Don't worry, I'll explain what these points are in a moment.

But the whole idea behind the DBSCAN algorithm

is to visit each point and find its type first,

then we group points as clusters based on their types.

Let's pick a point randomly.

First, we check to see whether it's a core data point.

So, what is a core point?

A data point is a core point if within

our neighborhood of the point there are at least M points.

For example, as there are six points in the two centimeter neighbor of the red point,

we mark this point as a core point.

Okay, what happens if it's not a core point?

Let's look at another point.

Is this point a core point?

No. As you can see,

there are only five points in this neighborhood including the yellow point,

so what kind of point is this one?

In fact, it is a border point.

What is a border point?

A data point is a border point if A;

its neighbourhood contains less than M data points or B;

it is reachable from some core point.

Here, reachability means it is within our distance from a core point.

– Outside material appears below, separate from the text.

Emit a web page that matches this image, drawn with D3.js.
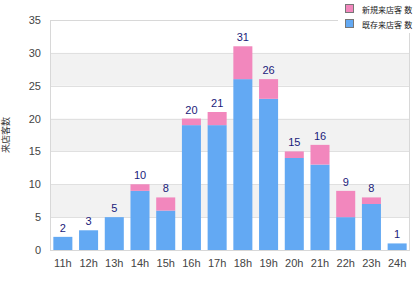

It means that even though the yellow point is

within the two centimeter neighborhood of the red point,

it is not by itself a core point because it

does not have at least six points in its neighborhood.

We continue with the next point.

As you can see, it is also a core point

and all points around it which are not core points are border points.

Next core point and next core point.

Let's pick this point.

You can see it is not a core point nor is it a border point.

So, we'd label it as an outlier.

What is an outlier?

An outlier is a point that is not a core point and

also is not close enough to be reachable from a core point.

We continue and visit all the points in the dataset

and label them as either core, border, or outlier.

The next step is to connect core points that are

neighbors and put them in the same cluster.

So, a cluster is formed as

at least one core point plus all reachable core points plus all their borders.

It's simply shapes all the clusters and finds outliers as well.

Let's review this one more time to see why DBSCAN is cool.

DBSCAN can find arbitrarily shaped clusters.

It can even find a cluster completely surrounded by a different cluster.

DBSCAN has a notion of noise and is robust to outliers.

On top of that,

DBSCAN makes it very practical for use in many real-world problems because it does

not require one to specify the number of clusters such as K in K-means.

This concludes this video. Thanks for watching.